== Work required ==
Everything from the first line of the data through the line with "return 1 - y / H" is to be echoed exactly, minus the pictures.

--------------------------------

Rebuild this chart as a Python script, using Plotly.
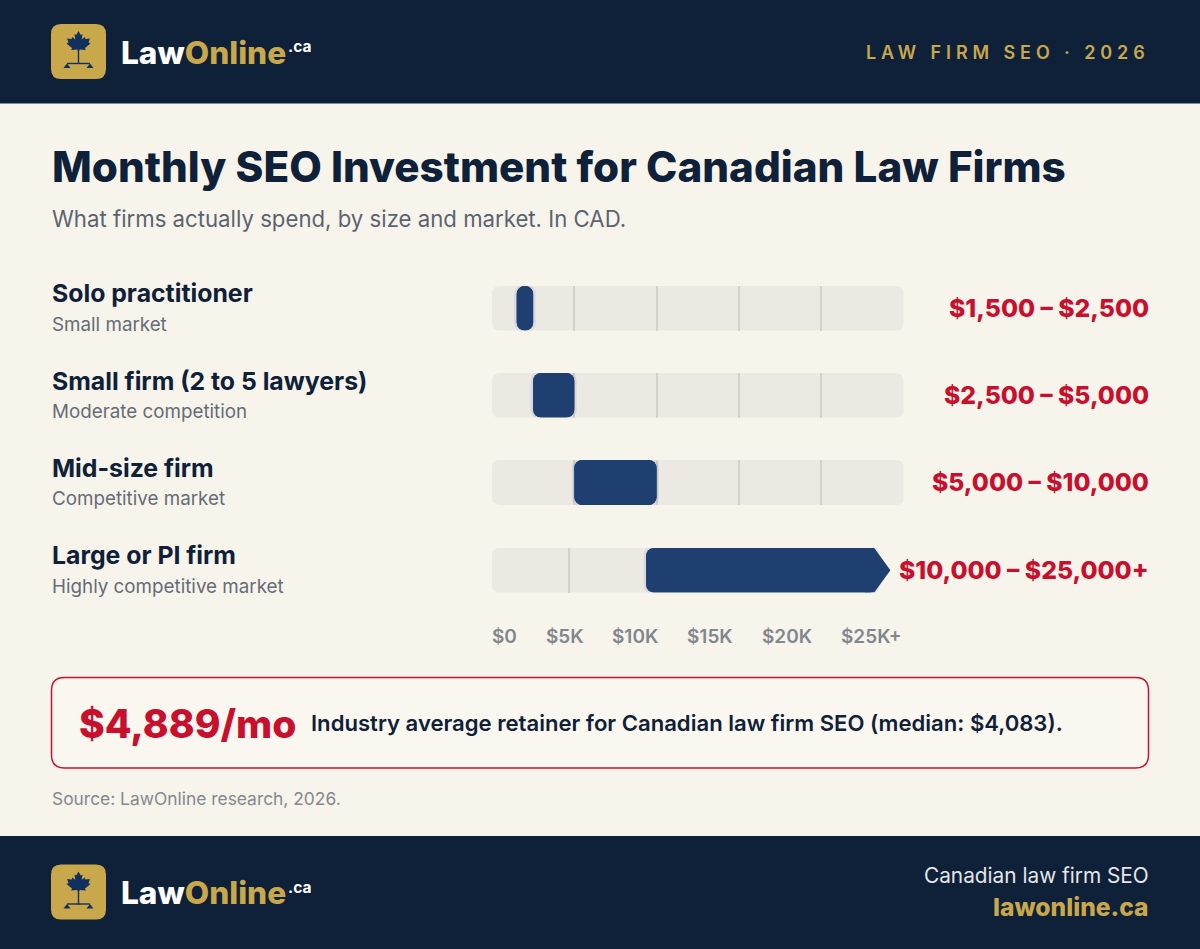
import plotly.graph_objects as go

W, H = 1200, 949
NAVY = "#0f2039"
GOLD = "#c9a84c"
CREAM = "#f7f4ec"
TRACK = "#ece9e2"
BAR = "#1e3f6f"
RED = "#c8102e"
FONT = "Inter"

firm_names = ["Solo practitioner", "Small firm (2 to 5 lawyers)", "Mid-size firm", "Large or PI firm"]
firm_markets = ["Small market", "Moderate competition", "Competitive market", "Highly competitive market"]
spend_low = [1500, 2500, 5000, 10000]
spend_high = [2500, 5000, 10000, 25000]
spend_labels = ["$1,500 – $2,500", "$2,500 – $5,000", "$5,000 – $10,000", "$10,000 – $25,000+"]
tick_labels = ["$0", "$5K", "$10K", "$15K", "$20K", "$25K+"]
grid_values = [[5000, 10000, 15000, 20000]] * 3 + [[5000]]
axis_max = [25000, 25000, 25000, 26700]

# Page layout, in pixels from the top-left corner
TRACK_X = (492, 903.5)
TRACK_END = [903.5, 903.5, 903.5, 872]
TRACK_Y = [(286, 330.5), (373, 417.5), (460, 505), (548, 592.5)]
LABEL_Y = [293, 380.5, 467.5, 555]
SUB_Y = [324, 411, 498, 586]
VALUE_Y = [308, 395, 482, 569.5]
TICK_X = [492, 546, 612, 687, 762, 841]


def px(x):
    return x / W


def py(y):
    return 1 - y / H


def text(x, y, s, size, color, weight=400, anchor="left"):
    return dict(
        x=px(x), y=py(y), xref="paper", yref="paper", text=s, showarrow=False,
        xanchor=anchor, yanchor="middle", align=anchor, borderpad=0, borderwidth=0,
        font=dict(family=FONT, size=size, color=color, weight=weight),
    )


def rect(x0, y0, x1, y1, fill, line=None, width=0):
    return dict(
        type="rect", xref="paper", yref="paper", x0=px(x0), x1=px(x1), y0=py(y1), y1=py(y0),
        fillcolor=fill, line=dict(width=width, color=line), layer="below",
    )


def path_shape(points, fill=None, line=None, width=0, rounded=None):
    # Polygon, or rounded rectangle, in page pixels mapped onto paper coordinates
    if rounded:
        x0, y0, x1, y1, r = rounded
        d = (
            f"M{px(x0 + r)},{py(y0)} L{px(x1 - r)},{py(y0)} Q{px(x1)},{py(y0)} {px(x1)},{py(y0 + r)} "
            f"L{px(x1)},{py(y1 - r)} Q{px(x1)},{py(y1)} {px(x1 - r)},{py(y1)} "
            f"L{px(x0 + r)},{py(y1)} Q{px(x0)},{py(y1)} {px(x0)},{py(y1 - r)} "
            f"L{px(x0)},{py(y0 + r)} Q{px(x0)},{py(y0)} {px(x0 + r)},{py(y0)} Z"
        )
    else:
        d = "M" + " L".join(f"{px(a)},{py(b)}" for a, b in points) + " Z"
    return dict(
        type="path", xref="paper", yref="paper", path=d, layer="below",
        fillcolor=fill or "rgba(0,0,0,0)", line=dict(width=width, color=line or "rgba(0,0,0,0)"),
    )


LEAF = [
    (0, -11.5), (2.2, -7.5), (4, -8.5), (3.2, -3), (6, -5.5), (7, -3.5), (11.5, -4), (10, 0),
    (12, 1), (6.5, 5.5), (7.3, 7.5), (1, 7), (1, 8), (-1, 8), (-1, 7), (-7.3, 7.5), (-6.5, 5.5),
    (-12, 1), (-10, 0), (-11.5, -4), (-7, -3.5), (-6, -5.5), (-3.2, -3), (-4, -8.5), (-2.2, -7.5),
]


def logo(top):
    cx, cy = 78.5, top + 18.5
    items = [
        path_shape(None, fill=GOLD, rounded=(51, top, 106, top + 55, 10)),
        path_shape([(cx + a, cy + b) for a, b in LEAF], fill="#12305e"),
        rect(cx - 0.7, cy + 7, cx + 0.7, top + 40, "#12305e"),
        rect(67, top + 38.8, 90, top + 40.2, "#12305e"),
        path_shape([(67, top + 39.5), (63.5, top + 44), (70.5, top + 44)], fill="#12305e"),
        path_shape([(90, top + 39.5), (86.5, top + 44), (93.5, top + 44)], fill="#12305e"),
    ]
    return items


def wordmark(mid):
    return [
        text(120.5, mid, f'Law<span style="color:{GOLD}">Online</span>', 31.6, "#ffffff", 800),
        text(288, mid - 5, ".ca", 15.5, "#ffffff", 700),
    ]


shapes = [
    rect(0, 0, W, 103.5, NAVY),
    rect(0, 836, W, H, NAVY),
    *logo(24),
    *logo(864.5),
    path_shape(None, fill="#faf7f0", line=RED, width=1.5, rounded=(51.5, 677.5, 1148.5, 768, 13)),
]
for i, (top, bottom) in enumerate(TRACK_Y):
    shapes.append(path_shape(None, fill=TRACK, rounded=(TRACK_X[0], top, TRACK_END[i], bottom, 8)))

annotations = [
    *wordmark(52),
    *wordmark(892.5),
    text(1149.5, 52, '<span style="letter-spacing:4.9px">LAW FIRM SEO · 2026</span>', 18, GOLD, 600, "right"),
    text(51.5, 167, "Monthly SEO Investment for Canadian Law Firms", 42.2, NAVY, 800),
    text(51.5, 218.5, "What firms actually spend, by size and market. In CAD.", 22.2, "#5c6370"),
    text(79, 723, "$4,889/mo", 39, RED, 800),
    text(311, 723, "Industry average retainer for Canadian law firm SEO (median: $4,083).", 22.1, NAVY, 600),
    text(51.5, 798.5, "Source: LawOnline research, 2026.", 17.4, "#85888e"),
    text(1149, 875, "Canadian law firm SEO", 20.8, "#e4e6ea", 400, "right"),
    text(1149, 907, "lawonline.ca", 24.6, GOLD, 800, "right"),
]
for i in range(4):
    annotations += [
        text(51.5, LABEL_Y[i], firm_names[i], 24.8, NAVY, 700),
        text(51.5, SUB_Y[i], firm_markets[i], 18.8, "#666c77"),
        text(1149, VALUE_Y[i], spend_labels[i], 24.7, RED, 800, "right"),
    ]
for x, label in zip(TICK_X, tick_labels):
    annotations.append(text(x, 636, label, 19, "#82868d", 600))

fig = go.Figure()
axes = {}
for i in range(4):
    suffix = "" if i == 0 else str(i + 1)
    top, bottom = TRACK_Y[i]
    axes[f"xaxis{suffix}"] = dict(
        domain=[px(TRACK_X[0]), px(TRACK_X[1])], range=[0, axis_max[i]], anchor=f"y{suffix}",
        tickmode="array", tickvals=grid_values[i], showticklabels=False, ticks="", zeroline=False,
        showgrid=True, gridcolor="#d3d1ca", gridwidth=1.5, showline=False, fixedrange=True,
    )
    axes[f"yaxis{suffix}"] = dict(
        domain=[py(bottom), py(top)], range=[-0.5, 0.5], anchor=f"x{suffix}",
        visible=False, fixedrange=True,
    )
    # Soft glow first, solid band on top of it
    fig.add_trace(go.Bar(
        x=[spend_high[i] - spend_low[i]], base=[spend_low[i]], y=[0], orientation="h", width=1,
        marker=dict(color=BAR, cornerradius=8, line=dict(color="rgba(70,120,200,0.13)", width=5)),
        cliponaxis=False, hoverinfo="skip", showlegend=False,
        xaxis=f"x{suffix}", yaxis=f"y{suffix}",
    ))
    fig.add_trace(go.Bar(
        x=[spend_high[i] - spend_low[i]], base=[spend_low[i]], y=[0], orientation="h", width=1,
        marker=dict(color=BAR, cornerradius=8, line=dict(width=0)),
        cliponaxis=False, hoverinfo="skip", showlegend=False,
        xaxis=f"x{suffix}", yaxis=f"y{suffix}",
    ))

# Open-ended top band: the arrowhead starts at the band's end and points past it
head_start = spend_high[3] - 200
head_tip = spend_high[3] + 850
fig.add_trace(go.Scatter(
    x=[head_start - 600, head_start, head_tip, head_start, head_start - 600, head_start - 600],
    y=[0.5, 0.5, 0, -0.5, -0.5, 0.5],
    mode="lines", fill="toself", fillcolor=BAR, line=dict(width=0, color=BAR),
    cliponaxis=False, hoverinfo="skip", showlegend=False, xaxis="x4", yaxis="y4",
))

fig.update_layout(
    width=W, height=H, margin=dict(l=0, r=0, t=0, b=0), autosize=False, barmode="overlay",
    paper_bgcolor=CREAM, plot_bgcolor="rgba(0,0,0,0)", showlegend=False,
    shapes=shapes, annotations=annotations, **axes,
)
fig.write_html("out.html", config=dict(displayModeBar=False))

--------------------------------

== Solution to this exercise ==
Rebuild this chart as a Python script, using Plotly.
import plotly.graph_objects as go

W, H = 1200, 949
NAVY = "#0f2039"
GOLD = "#c9a84c"
CREAM = "#f7f4ec"
TRACK = "#ece9e2"
BAR = "#1e3f6f"
RED = "#c8102e"
FONT = "Inter"

firm_names = ["Solo practitioner", "Small firm (2 to 5 lawyers)", "Mid-size firm", "Large or PI firm"]
firm_markets = ["Small market", "Moderate competition", "Competitive market", "Highly competitive market"]
spend_low = [1500, 2500, 5000, 10000]
spend_high = [2500, 5000, 10000, 25000]
spend_labels = ["$1,500 – $2,500", "$2,500 – $5,000", "$5,000 – $10,000", "$10,000 – $25,000+"]
tick_labels = ["$0", "$5K", "$10K", "$15K", "$20K", "$25K+"]
grid_values = [[5000, 10000, 15000, 20000]] * 3 + [[5000]]
axis_max = [25000, 25000, 25000, 26700]

# Page layout, in pixels from the top-left corner
TRACK_X = (492, 903.5)
TRACK_END = [903.5, 903.5, 903.5, 872]
TRACK_Y = [(286, 330.5), (373, 417.5), (460, 505), (548, 592.5)]
LABEL_Y = [293, 380.5, 467.5, 555]
SUB_Y = [324, 411, 498, 586]
VALUE_Y = [308, 395, 482, 569.5]
TICK_X = [492, 546, 612, 687, 762, 841]


def px(x):
    return x / W


def py(y):
    return 1 - y / H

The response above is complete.